Task statement:
Copy the records below word for word, from the first line through the line that contains "plt.rcParams['font.family'] = ['Open", and leave out any pictures.

★ ★ ★ ★

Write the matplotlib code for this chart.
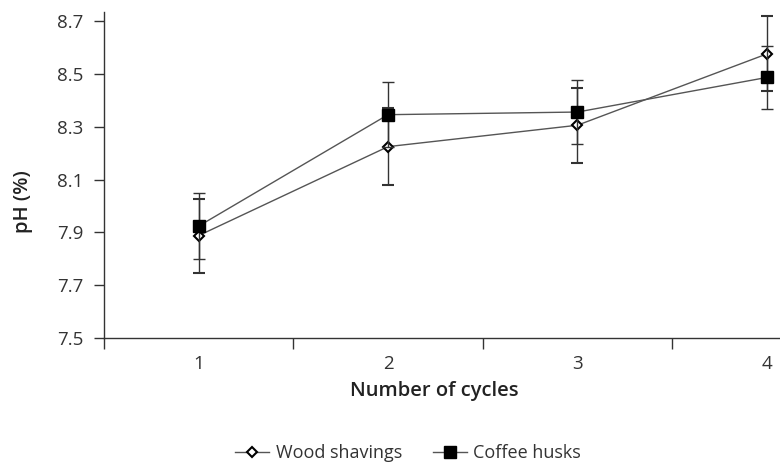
import matplotlib.pyplot as plt

plt.rcParams['font.family'] = ['Open Sans', 'DejaVu Sans']

# data
cycles = [1, 2, 3, 4]
cycle_labels = ['1', '2', '3', '4']
wood = [7.888, 8.225, 8.306, 8.576]
wood_err = [0.14, 0.145, 0.142, 0.142]
coffee = [7.924, 8.346, 8.356, 8.487]
coffee_err = [0.124, 0.123, 0.12, 0.121]
yticks = [7.5, 7.7, 7.9, 8.1, 8.3, 8.5, 8.7]

W, H = 780, 465
fig = plt.figure(figsize=(W / 100, H / 100), dpi=100)
ax = fig.add_axes([104 / W, 1 - 338 / H, 1 - 104 / W, (338 - 12) / H])

ax.errorbar(cycles, wood, yerr=wood_err, color='#555555', lw=1,
            marker='D', ms=5.5, mfc='white', mec='black', mew=1.5,
            ecolor='#333333', elinewidth=1, capsize=4.5, capthick=1,
            label='Wood shavings', zorder=3)
ax.errorbar(cycles, coffee, yerr=coffee_err, color='#555555', lw=1,
            marker='s', ms=8, mfc='black', mec='black',
            ecolor='#333333', elinewidth=1, capsize=4.5, capthick=1,
            label='Coffee husks', zorder=4)

ax.set_xlim(0.5, 4.07)
ax.set_ylim(7.5, 8.735)
ax.set_yticks(yticks)
ax.set_yticklabels([f'{v:.1f}' for v in yticks])
ax.set_xticks(cycles)
ax.set_xticklabels(cycle_labels)
ax.set_xticks([0.5, 1.5, 2.5, 3.5], minor=True)
ax.tick_params(axis='x', which='major', length=0, pad=12, labelsize=13.5, colors='#333333')
ax.tick_params(axis='x', which='minor', length=8, direction='out', width=1, color='#333333')
ax.tick_params(axis='y', length=7, direction='out', width=1, pad=8, labelsize=13.5,
               colors='#333333', color='#333333')

for s in ['top', 'right']:
    ax.spines[s].set_visible(False)
for s in ['left', 'bottom']:
    ax.spines[s].set_color('#333333')
    ax.spines[s].set_linewidth(1)

ax.set_xlabel('Number of cycles', fontsize=14.5, fontweight='semibold', color='#222222')
ax.xaxis.label.set_va('center')
ax.xaxis.set_label_coords(0.5 + (433 - 441) / 676, (338 - 391) / 326)
ax.set_ylabel('pH (%)', fontsize=14.5, fontweight='semibold', color='#222222')
ax.yaxis.label.set_va('center')
ax.yaxis.set_label_coords((23 - 104) / 676, (338 - 202) / 326)

handles, labels = ax.get_legend_handles_labels()
handles = [h[0] for h in handles]
fig.legend(handles, labels, loc='center', bbox_to_anchor=(408 / W, 1 - 453 / H),
           ncol=2, frameon=False, fontsize=13, handlelength=1.9, columnspacing=1.7,
           handletextpad=0.35, labelcolor='#333333')

fig.savefig('out.png', dpi=100)
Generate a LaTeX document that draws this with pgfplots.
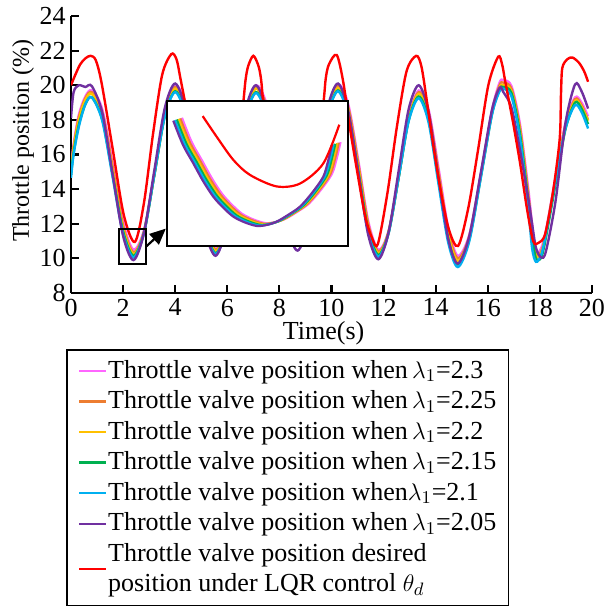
\documentclass[border=0pt]{standalone}
\usepackage{fontspec}
\setmainfont{Liberation Serif}
\usepackage{pgfplots}
\usepackage{pgfplotstable}
\pgfplotsset{compat=1.18}
\usetikzlibrary{arrows.meta}

\definecolor{cpk}{HTML}{FF66FF}
\definecolor{cor}{HTML}{ED7D31}
\definecolor{cye}{HTML}{FFC000}
\definecolor{cgr}{HTML}{00B050}
\definecolor{ccy}{HTML}{00B0F0}
\definecolor{cpu}{HTML}{7030A0}
\definecolor{crd}{HTML}{FF0000}

% lambda_1 = 2.3, 2.25, 2.2, 2.15, 2.1, 2.05
\pgfplotstableread{
t     pk    or    ye    gr    cy    pu
0     15.2  15.05 14.95 14.8  14.65 18.1
0.1   16.6  16.45 16.35 16.1  16.0  19.6
0.3   18.3  18.15 18.0  17.7  17.6  20.0
0.55  19.35 19.25 19.15 18.9  18.9  19.9
0.8   19.7  19.6  19.5  19.3  19.3  19.95
1.2   18.62 18.45 18.28 18.03 17.95 18.41
1.6   15.47 15.26 15.06 14.82 14.68 14.84
2.0   12.10 11.90 11.73 11.56 11.40 11.30
2.4   10.5  10.35 10.25 10.15 10.05 9.9
2.8   11.63 11.54 11.51 11.48 11.44 11.46
3.2   14.88 14.85 14.85 14.81 14.83 15.09
3.6   18.35 18.31 18.28 18.2  18.21 18.68
4.0   20.0  19.9  19.8  19.65 19.6  20.1
4.4   18.90 18.73 18.56 18.35 18.24 18.58
4.78  15.70 15.48 15.28 15.07 14.93 15.03
5.16  12.28 12.07 11.90 11.73 11.62 11.53
5.55  10.65 10.5  10.4  10.3  10.25 10.15
5.94  11.76 11.67 11.64 11.59 11.61 11.66
6.33  14.96 14.92 14.92 14.86 14.9  15.17
6.71  18.38 18.33 18.30 18.18 18.19 18.63
7.1   20.0  19.9  19.8  19.6  19.55 20.0
7.5   18.94 18.79 18.62 18.38 18.27 18.54
7.9   15.85 15.68 15.51 15.29 15.18 15.14
8.3   12.53 12.41 12.29 12.15 12.08 11.77
8.7   10.95 10.9  10.85 10.8  10.8  10.45
9.09  12.02 12.02 12.03 12.03 12.09 11.93
9.48  15.13 15.15 15.17 15.16 15.23 15.37
9.86  18.46 18.43 18.41 18.34 18.36 18.76
10.25 20.05 19.95 19.85 19.7  19.65 20.1
10.64 18.92 18.76 18.59 18.38 18.26 18.55
11.03 15.65 15.46 15.26 15.04 14.88 14.94
11.41 12.15 11.99 11.82 11.65 11.49 11.36
11.8  10.5  10.4  10.3  10.2  10.1  9.95
12.19 11.58 11.54 11.51 11.47 11.44 11.49
12.58 14.73 14.72 14.72 14.69 14.68 15.07
12.96 18.10 18.06 18.03 17.95 17.91 18.60
13.35 19.7  19.6  19.5  19.35 19.25 20.0
13.73 18.57 18.40 18.22 18.0  17.83 18.43
14.1  15.30 15.08 14.86 14.59 14.38 14.76
14.48 11.80 11.60 11.39 11.13 10.92 11.13
14.85 10.15 10.0  9.85  9.65  9.5   9.7
15.29 11.37 11.28 11.20 11.08 11.0  11.28
15.73 14.86 14.80 14.75 14.69 14.65 14.93
16.16 18.56 18.47 18.39 18.34 18.30 18.57
16.45 20.15 20.0  19.85 19.75 19.65 19.85
16.6  20.3  20.15 20.0  19.9  19.8  19.6
16.91 19.95 19.8  19.65 19.55 19.35 18.7
17.23 17.8  17.6  17.4  17.25 17.0  16.3
17.54 14.2  13.9  13.7  13.5  13.1  13.6
17.7  12.0  11.7  11.5  11.3  10.6  12.0
17.85 10.35 10.25 10.15 10.0  9.8   10.6
18.05 10.6  10.4  10.3  10.05 10.2  10.05
18.23 11.6  11.5  11.4  11.2  11.4  10.4
18.6  14.7  14.6  14.5  14.3  14.5  13.3
18.98 17.8  17.7  17.6  17.45 17.5  17.8
19.35 19.3  19.2  19.1  19.0  18.85 20.05
19.6  19.0  18.85 18.75 18.65 18.45 19.65
19.85 18.2  18.0  17.95 17.75 17.5  18.65
}\famdata

% desired position under LQR control
\pgfplotstableread{
t     rd
0     20.0
0.15  20.55
0.35  21.2
0.55  21.55
0.75  21.7
0.95  21.45
1.175 20.13
1.6   16.33
2.025 12.52
2.45  10.95
2.8   13.2
3.15  17.2
3.5   20.6
3.85  21.8
4.05  21.5
4.2   20.4
4.45  18.4
4.85  14.6
5.2   11.8
5.5   10.9
5.875 12.3
6.25  15.7
6.55  18.5
6.62  19.1
6.7   20.3
6.8   21.1
7.0   21.7
7.2   21.1
7.3   20.3
7.38  19.1
7.6   17.2
7.95  14.2
8.3   12.2
8.7   11.3
9.1   12.0
9.45  15.6
9.7   19.1
9.78  20.4
9.9   21.2
10.2  21.75
10.45 20.2
10.7  17.6
11.0  14.9
11.3  12.4
11.55 11.2
11.78 10.83
12.15 13.8
12.51 17.6
12.88 20.8
13.25 21.7
13.45 21.1
13.65 19.2
13.9  16.6
14.17 14.1
14.5  11.7
14.86 10.72
15.25 12.9
15.63 16.3
16.02 20.0
16.4  21.65
16.55 21.2
16.66 20.3
16.85 18.8
17.0  17.6
17.25 15.4
17.49 13.0
17.74 11.0
17.95 10.9
18.2  11.4
18.5  13.8
18.76 16.9
18.81 19.5
18.86 21.0
19.05 21.5
19.25 21.6
19.5  21.3
19.7  20.8
19.85 20.2
}\reddata

\begin{document}
\fontsize{13}{15}\selectfont
\begin{tikzpicture}
\path[use as bounding box] (0,0) rectangle (302.5pt,303.5pt);

\begin{axis}[
  at={(35.5pt,157pt)}, anchor=south west,
  scale only axis, width=260.5pt, height=138.5pt,
  xmin=0, xmax=20, ymin=8, ymax=24,
  xtick={0,2,...,20}, ytick={8,10,...,24},
  axis lines=left, axis line style={-, line width=1.1pt},
  tick style={line width=1.1pt, black}, major tick length=4pt,
  tick align=inside,
  /pgf/number format/assume math mode=true,
  xticklabel style={inner ysep=2.7pt},
  yticklabel style={inner xsep=2.5pt},
  xlabel={Time(s)}, ylabel={Throttle position (\%)},
  xlabel style={at={(axis description cs:0.485,-0.147)}, anchor=center},
  ylabel style={at={(axis description cs:-0.092,0.55)}, anchor=center,
    font=\fontsize{12}{14}\selectfont},
  legend style={at={(axis description cs:-0.0096,-0.202)}, anchor=north west,
    draw=black, line width=0.8pt, inner xsep=5.5pt, inner ysep=3pt, row sep=0pt,
    nodes={inner xsep=0.5pt, inner ysep=2.15pt, align=left}},
  legend cell align=left,
  legend image code/.code={\draw[#1] (0pt,0pt) -- (13.5pt,0pt);},
  every axis plot/.append style={line width=1.2pt, smooth},
]
\addplot[cpk] table[x=t,y=pk]{\famdata};
\addlegendentry{Throttle valve position when\,$\lambda_1$=2.3}
\addplot[cor] table[x=t,y=or]{\famdata};
\addlegendentry{Throttle valve position when\,$\lambda_1$=2.25}
\addplot[cye] table[x=t,y=ye]{\famdata};
\addlegendentry{Throttle valve position when\,$\lambda_1$=2.2}
\addplot[cgr] table[x=t,y=gr]{\famdata};
\addlegendentry{Throttle valve position when\,$\lambda_1$=2.15}
\addplot[ccy] table[x=t,y=cy]{\famdata};
\addlegendentry{Throttle valve position when$\lambda_1$=2.1}
\addplot[cpu] table[x=t,y=pu]{\famdata};
\addlegendentry{Throttle valve position when\,$\lambda_1$=2.05}
\addplot[crd] table[x=t,y=rd]{\reddata};
\addlegendentry{Throttle valve position desired\\position under LQR control $\theta_d$}

\draw[line width=1pt] (axis cs:1.84,9.68) rectangle (axis cs:2.88,11.7);
\draw[line width=1.1pt, -{Triangle[length=8pt,width=7pt]}]
  (axis cs:2.88,10.68) -- (axis cs:3.64,11.72);
\end{axis}

% magnified view of the first minimum
\begin{axis}[
  at={(83.5pt,180.5pt)}, anchor=south west,
  scale only axis, width=90.5pt, height=72.5pt,
  xmin=1.84, xmax=2.88, ymin=9.68, ymax=11.7,
  xtick=\empty, ytick=\empty,
  axis line style={line width=1.1pt},
  axis background/.style={fill=white},
  every axis plot/.append style={line width=1.1pt, smooth},
]
\addplot[cpk] coordinates {(1.926,11.466)(1.982,11.127)(2.041,10.872)(2.097,10.626)(2.156,10.407)(2.212,10.257)(2.271,10.129)(2.338,10.048)(2.406,9.999)(2.463,10.013)(2.520,10.059)(2.585,10.152)(2.654,10.268)(2.723,10.459)(2.788,10.686)(2.817,10.918)(2.837,11.127)};
\addplot[cor] coordinates {(1.916,11.458)(1.972,11.119)(2.031,10.864)(2.087,10.618)(2.146,10.399)(2.202,10.249)(2.261,10.121)(2.328,10.040)(2.396,9.991)(2.453,10.005)(2.510,10.051)(2.575,10.144)(2.644,10.260)(2.713,10.451)(2.778,10.678)(2.807,10.910)(2.827,11.119)};
\addplot[cye] coordinates {(1.906,11.450)(1.962,11.111)(2.021,10.856)(2.077,10.610)(2.136,10.391)(2.192,10.241)(2.251,10.113)(2.318,10.032)(2.386,9.983)(2.443,9.997)(2.500,10.043)(2.565,10.136)(2.634,10.252)(2.703,10.443)(2.768,10.670)(2.797,10.902)(2.817,11.111)};
\addplot[cgr] coordinates {(1.896,11.442)(1.952,11.103)(2.011,10.848)(2.067,10.602)(2.126,10.383)(2.182,10.233)(2.241,10.105)(2.308,10.024)(2.376,9.975)(2.433,9.989)(2.490,10.035)(2.555,10.128)(2.624,10.244)(2.693,10.435)(2.758,10.662)(2.787,10.894)(2.807,11.103)};
\addplot[ccy] coordinates {(1.886,11.434)(1.942,11.095)(2.001,10.840)(2.057,10.594)(2.116,10.375)(2.172,10.225)(2.231,10.097)(2.298,10.016)(2.366,9.967)(2.423,9.981)(2.480,10.027)(2.545,10.120)(2.614,10.236)(2.683,10.427)(2.748,10.654)(2.777,10.886)(2.797,11.095)};
\addplot[cpu] coordinates {(1.876,11.426)(1.932,11.087)(1.991,10.832)(2.047,10.586)(2.106,10.367)(2.162,10.217)(2.221,10.089)(2.288,10.008)(2.356,9.959)(2.413,9.973)(2.470,10.019)(2.535,10.112)(2.604,10.228)(2.673,10.419)(2.738,10.646)(2.767,10.878)(2.787,11.087)};
\addplot[crd] coordinates {(2.045,11.49)(2.126,11.20)(2.221,10.88)(2.317,10.67)(2.470,10.51)(2.604,10.55)(2.738,10.83)(2.830,11.37)};
\end{axis}
\end{tikzpicture}
\end{document}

★ ★ ★ ★

Final result:
Write the matplotlib code for this chart.
import matplotlib.pyplot as plt

plt.rcParams['font.family'] = ['Open Sans', 'DejaVu Sans']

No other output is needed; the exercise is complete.